-- Exercise instructions --
Find every line in the records below that holds the word "this" and copy it.

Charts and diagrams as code
※ ※ ※

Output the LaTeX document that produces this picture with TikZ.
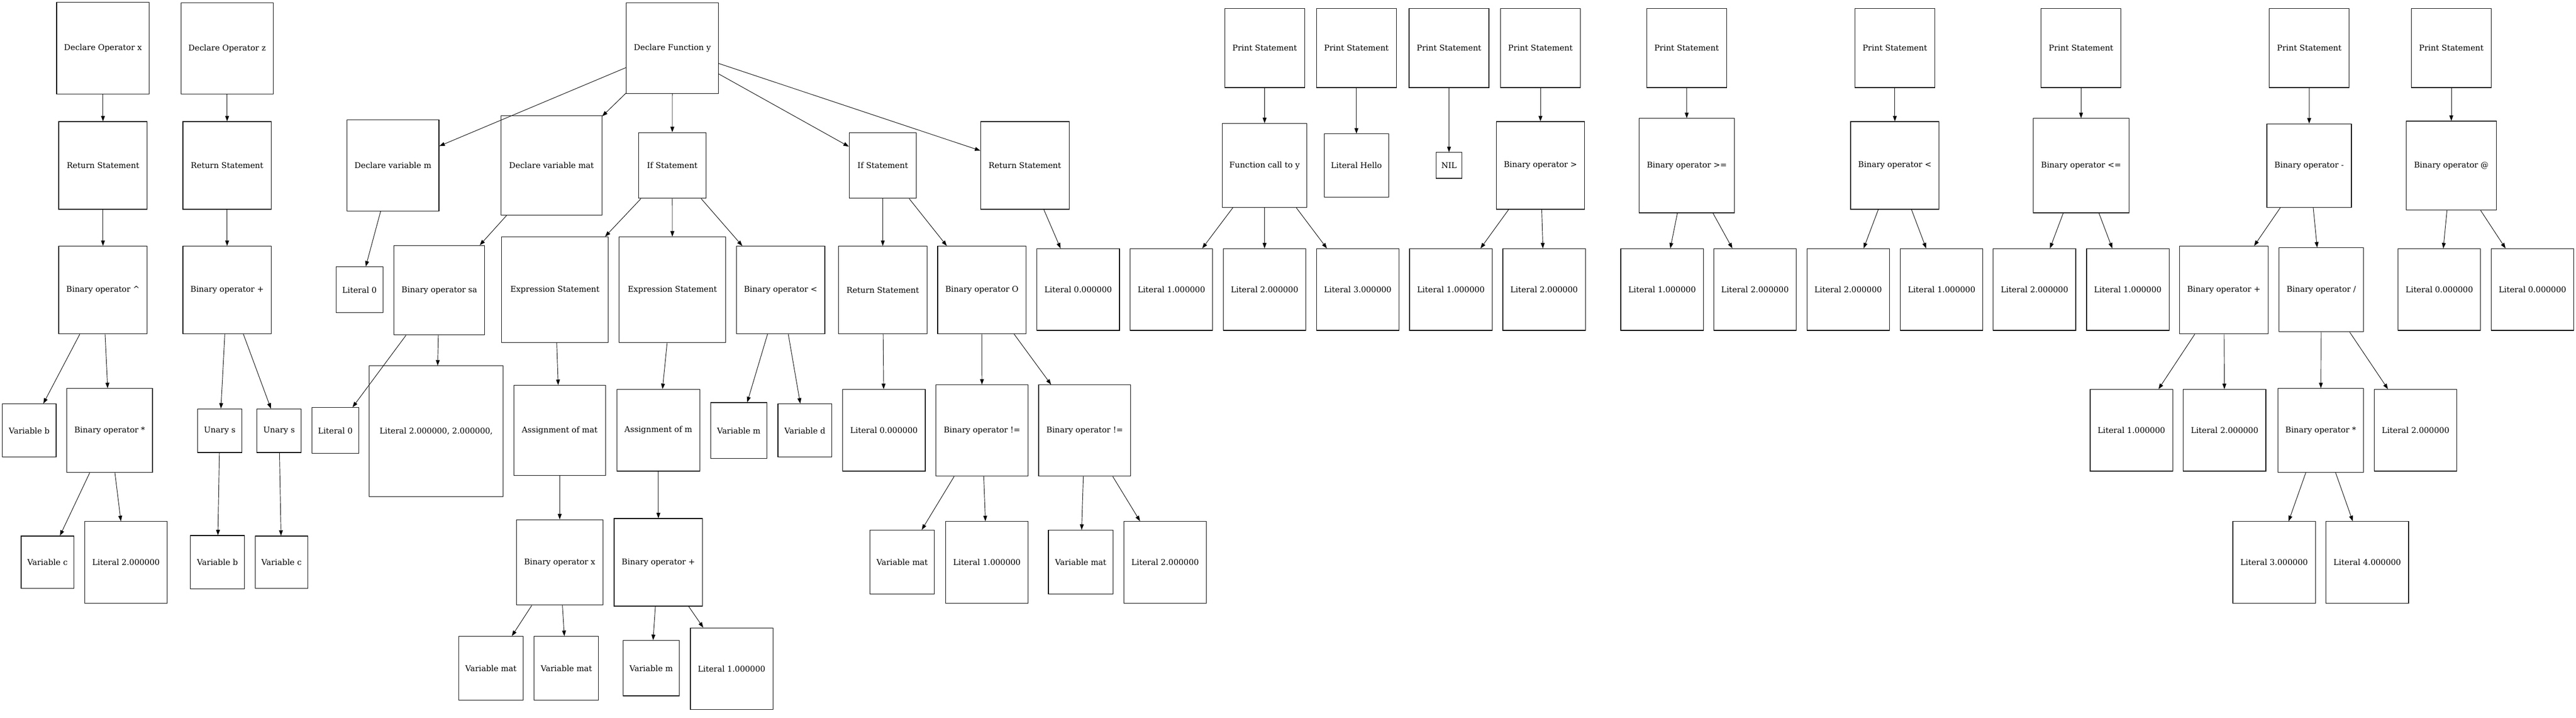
\documentclass[tikz,border=0pt]{standalone}
\usepackage{fontspec}
\setmainfont{DejaVu Serif}
\usetikzlibrary{arrows.meta}

\begin{document}
\begin{tikzpicture}[x=0.02cm,y=-0.02cm,
	ast/.style={draw,line width=0.8pt,inner sep=0pt,font=\fontsize{10}{12}\selectfont},
	wh/.style 2 args={minimum width=#1*0.02cm,minimum height=#2*0.02cm},
	lit/.style={ast,wh={182}{180}},
	prn/.style={ast,wh={176}{174}},
	bin/.style={ast,wh={195}{193}},
	link/.style={line width=0.6pt,-{Triangle[length=0.24cm,width=0.17cm]}}]

			\useasboundingbox (0,0) rectangle (5678,1581);

			% Operator x
			\node[ast,wh={204}{202}] (dox) at (227,106) {Declare Operator x};
			\node[bin] (retx) at (227,364.5) {Return Statement};
			\node[bin] (powx) at (227,639) {Binary operator \textasciicircum};
			\node[ast,wh={119}{117}] (varbx) at (64.4,948.5) {Variable b};
			\node[ast,wh={189}{185}] (mulx) at (241.7,948.5) {Binary operator *};
			\node[ast,wh={116}{115}] (varcx) at (104.6,1238.5) {Variable c};
			\node[lit] (lit2x) at (277.7,1239) {Literal 2.000000};

			% Operator z
			\node[ast,wh={203}{201}] (doz) at (500.6,106.5) {Declare Operator z};
			\node[bin] (retz) at (500.6,364.5) {Return Statement};
			\node[bin] (plusz) at (500.6,639) {Binary operator +};
			\node[ast,wh={98}{96}] (unz1) at (484.4,949) {Unary s};
			\node[ast,wh={98}{96}] (unz2) at (615.1,949) {Unary s};
			\node[ast,wh={119}{117}] (varbz) at (479.3,1238.5) {Variable b};
			\node[ast,wh={116}{115}] (varcz) at (620.5,1238.5) {Variable c};

			% Function y
			\node[ast,wh={203}{200}] (decfy) at (1482.1,106) {Declare Function y};
			\node[ast,wh={203}{201}] (decm) at (866.1,364.5) {Declare variable m};
			\node[ast,wh={103}{101}] (lit0m) at (792.4,638.5) {Literal 0};
			\node[ast,wh={222}{219}] (decmat) at (1215.6,364.5) {Declare variable mat};
			\node[ast,wh={200}{197}] (binsa) at (968.4,639.5) {Binary operator sa};
			\node[ast,wh={103}{101}] (lit0sa) at (739.2,948.5) {Literal 0};
			\node[ast,wh={295}{288}] (litvec) at (961.5,950) {Literal 2.000000, 2.000000,};

			% First if
			\node[ast,wh={149}{145}] (if1) at (1481.8,364.5) {If Statement};
			\node[ast,wh={235}{233}] (expr1) at (1223.2,638.5) {Expression Statement};
			\node[ast,wh={235}{233}] (expr2) at (1482.1,638.5) {Expression Statement};
			\node[bin] (lt1) at (1720.7,639) {Binary operator <};
			\node[ast,wh={202}{199}] (asmat) at (1233.7,948.5) {Assignment of mat};
			\node[ast,wh={183}{180}] (asm) at (1451.2,948) {Assignment of m};
			\node[ast,wh={124}{123}] (varm1) at (1628.5,948.5) {Variable m};
			\node[ast,wh={119}{117}] (vard) at (1774.2,948.5) {Variable d};
			\node[ast,wh={191}{188}] (binx) at (1233.7,1239) {Binary operator x};
			\node[bin] (plusm) at (1451.2,1239) {Binary operator +};
			\node[ast,wh={142}{141}] (varmat1) at (1082,1472.5) {Variable mat};
			\node[ast,wh={142}{141}] (varmat2) at (1248.4,1472.5) {Variable mat};
			\node[ast,wh={124}{122}] (varm2) at (1435.3,1472) {Variable m};
			\node[lit] (lit1m) at (1612.6,1473.5) {Literal 1.000000};

			% Second if
			\node[ast,wh={148}{145}] (if2) at (1945.8,364.5) {If Statement};
			\node[bin] (retif) at (1945.8,639) {Return Statement};
			\node[lit] (lit0r) at (1948.4,948) {Literal 0.000000};
			\node[bin] (binO) at (2164.2,639) {Binary operator O};
			\node[ast,wh={203}{201}] (ne1) at (2164.5,948.5) {Binary operator !=};
			\node[ast,wh={203}{201}] (ne2) at (2390.9,948.5) {Binary operator !=};
			\node[ast,wh={142}{141}] (varmat3) at (1988.5,1238.5) {Variable mat};
			\node[lit] (lit1ne) at (2175.4,1239) {Literal 1.000000};
			\node[ast,wh={142}{141}] (varmat4) at (2382,1238.5) {Variable mat};
			\node[lit] (lit2ne) at (2568.2,1239) {Literal 2.000000};

			% Return of y
			\node[bin] (ret2) at (2259,364.5) {Return Statement};
			\node[lit] (lit0y) at (2376.6,638) {Literal 0.000000};

			% Print 1 and 2
			\node[prn] (pr1) at (2787.6,106) {Print Statement};
			\node[ast,wh={187}{185}] (call) at (2787.3,364.5) {Function call to y};
			\node[lit] (lit1c) at (2582,638) {Literal 1.000000};
			\node[lit] (lit2c) at (2787.3,638) {Literal 2.000000};
			\node[lit] (lit3c) at (2992.7,638) {Literal 3.000000};
			\node[prn] (pr2) at (2989.8,106) {Print Statement};
			\node[ast,wh={142}{139}] (hello) at (2989.8,364.5) {Literal Hello};

			% Print 3 and 4
			\node[prn] (pr3) at (3193.9,106) {Print Statement};
			\node[ast,wh={57}{57}] (nil) at (3193.9,364.5) {NIL};
			\node[prn] (pr4) at (3395.4,106) {Print Statement};
			\node[bin] (gt) at (3395.4,364.5) {Binary operator >};
			\node[lit] (lit1g) at (3198,638) {Literal 1.000000};
			\node[lit] (lit2g) at (3403.4,638) {Literal 2.000000};

			% Print 5
			\node[prn] (pr5) at (3717.5,106) {Print Statement};
			\node[ast,wh={210}{208}] (ge) at (3718.1,365) {Binary operator >=};
			\node[lit] (lit1ge) at (3663.6,638) {Literal 1.000000};
			\node[lit] (lit2ge) at (3868.3,638) {Literal 2.000000};

			% Print 6
			\node[prn] (pr6) at (4176.6,106) {Print Statement};
			\node[bin] (lt2) at (4176.6,364.5) {Binary operator <};
			\node[lit] (lit2l) at (4073.7,638) {Literal 2.000000};
			\node[lit] (lit1l) at (4279.7,638) {Literal 1.000000};

			% Print 7
			\node[prn] (pr7) at (4587,106) {Print Statement};
			\node[ast,wh={211}{208}] (le) at (4587,365) {Binary operator <=};
			\node[lit] (lit2le) at (4484.4,638) {Literal 2.000000};
			\node[lit] (lit1le) at (4690,638) {Literal 1.000000};

			% Print 8
			\node[prn] (pr8) at (5090,106) {Print Statement};
			\node[ast,wh={186}{184}] (minus) at (5089.7,365) {Binary operator -};
			\node[bin] (plus2) at (4901.8,639) {Binary operator +};
			\node[lit] (lit1p) at (4698,948) {Literal 1.000000};
			\node[lit] (lit2p) at (4903.4,948) {Literal 2.000000};
			\node[ast,wh={186}{185}] (div) at (5116.5,638.5) {Binary operator /};
			\node[ast,wh={188}{185}] (mul2) at (5115.2,948.5) {Binary operator *};
			\node[lit] (lit2d) at (5324.4,948) {Literal 2.000000};
			\node[lit] (lit3) at (5012.5,1239) {Literal 3.000000};
			\node[lit] (lit4) at (5217.9,1239) {Literal 4.000000};

			% Print 9
			\node[prn] (pr9) at (5403.1,106) {Print Statement};
			\node[ast,wh={199}{196}] (matmul) at (5403.1,365) {Binary operator @};
			\node[lit] (lit0a) at (5376.7,638) {Literal 0.000000};
			\node[lit] (lit0b) at (5582,638) {Literal 0.000000};

			% Edges of x and z
			\draw[link] (dox) -- (retx);
			\draw[link] (retx) -- (powx);
			\draw[link] (powx) -- (varbx);
			\draw[link] (powx) -- (mulx);
			\draw[link] (mulx) -- (varcx);
			\draw[link] (mulx) -- (lit2x);
			\draw[link] (doz) -- (retz);
			\draw[link] (retz) -- (plusz);
			\draw[link] (plusz) -- (unz1);
			\draw[link] (plusz) -- (unz2);
			\draw[link] (unz1) -- (varbz);
			\draw[link] (unz2) -- (varcz);

			% Edges of y
			\draw[link] (decfy) -- (decm);
			\draw[link] (decfy) -- (decmat);
			\draw[link] (decfy) -- (if1);
			\draw[link] (decfy) -- (if2);
			\draw[link] (decfy) -- (ret2);
			\draw[link] (decm) -- (lit0m);
			\draw[link] (decmat) -- (binsa);
			\draw[link] (binsa) -- (lit0sa);
			\draw[link] (binsa) -- (litvec);
			\draw[link] (if1) -- (expr1);
			\draw[link] (if1) -- (expr2);
			\draw[link] (if1) -- (lt1);
			\draw[link] (expr1) -- (asmat);
			\draw[link] (asmat) -- (binx);
			\draw[link] (binx) -- (varmat1);
			\draw[link] (binx) -- (varmat2);
			\draw[link] (expr2) -- (asm);
			\draw[link] (asm) -- (plusm);
			\draw[link] (plusm) -- (varm2);
			\draw[link] (plusm) -- (lit1m);
			\draw[link] (lt1) -- (varm1);
			\draw[link] (lt1) -- (vard);
			\draw[link] (if2) -- (retif);
			\draw[link] (if2) -- (binO);
			\draw[link] (retif) -- (lit0r);
			\draw[link] (binO) -- (ne1);
			\draw[link] (binO) -- (ne2);
			\draw[link] (ne1) -- (varmat3);
			\draw[link] (ne1) -- (lit1ne);
			\draw[link] (ne2) -- (varmat4);
			\draw[link] (ne2) -- (lit2ne);
			\draw[link] (ret2) -- (lit0y);

			% Edges of prints
			\draw[link] (pr1) -- (call);
			\draw[link] (call) -- (lit1c);
			\draw[link] (call) -- (lit2c);
			\draw[link] (call) -- (lit3c);
			\draw[link] (pr2) -- (hello);
			\draw[link] (pr3) -- (nil);
			\draw[link] (pr4) -- (gt);
			\draw[link] (gt) -- (lit1g);
			\draw[link] (gt) -- (lit2g);
			\draw[link] (pr5) -- (ge);
			\draw[link] (ge) -- (lit1ge);
			\draw[link] (ge) -- (lit2ge);
			\draw[link] (pr6) -- (lt2);
			\draw[link] (lt2) -- (lit2l);
			\draw[link] (lt2) -- (lit1l);
			\draw[link] (pr7) -- (le);
			\draw[link] (le) -- (lit2le);
			\draw[link] (le) -- (lit1le);
			\draw[link] (pr8) -- (minus);
			\draw[link] (minus) -- (plus2);
			\draw[link] (minus) -- (div);
			\draw[link] (plus2) -- (lit1p);
			\draw[link] (plus2) -- (lit2p);
			\draw[link] (div) -- (mul2);
			\draw[link] (div) -- (lit2d);
			\draw[link] (mul2) -- (lit3);
			\draw[link] (mul2) -- (lit4);
			\draw[link] (pr9) -- (matmul);
			\draw[link] (matmul) -- (lit0a);
			\draw[link] (matmul) -- (lit0b);
		\end{tikzpicture}
\end{document}
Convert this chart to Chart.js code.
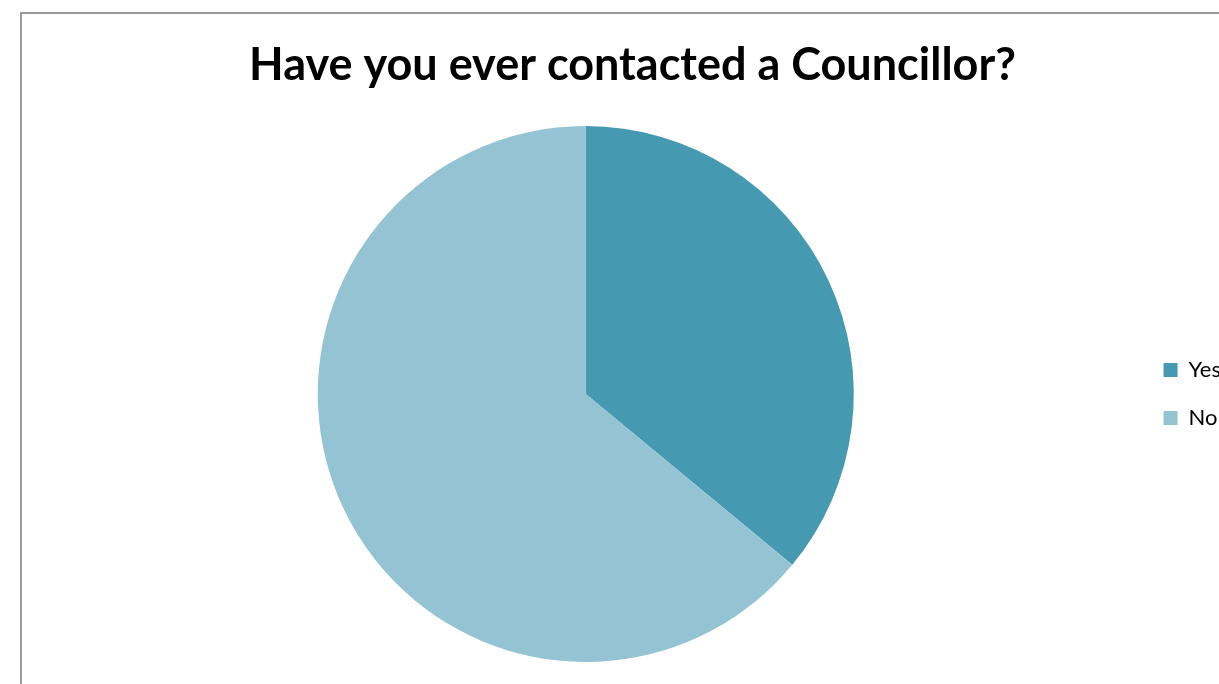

※ ※ ※

-- Response to the task --
Output the LaTeX document that produces this picture with TikZ.
Convert this chart to Chart.js code.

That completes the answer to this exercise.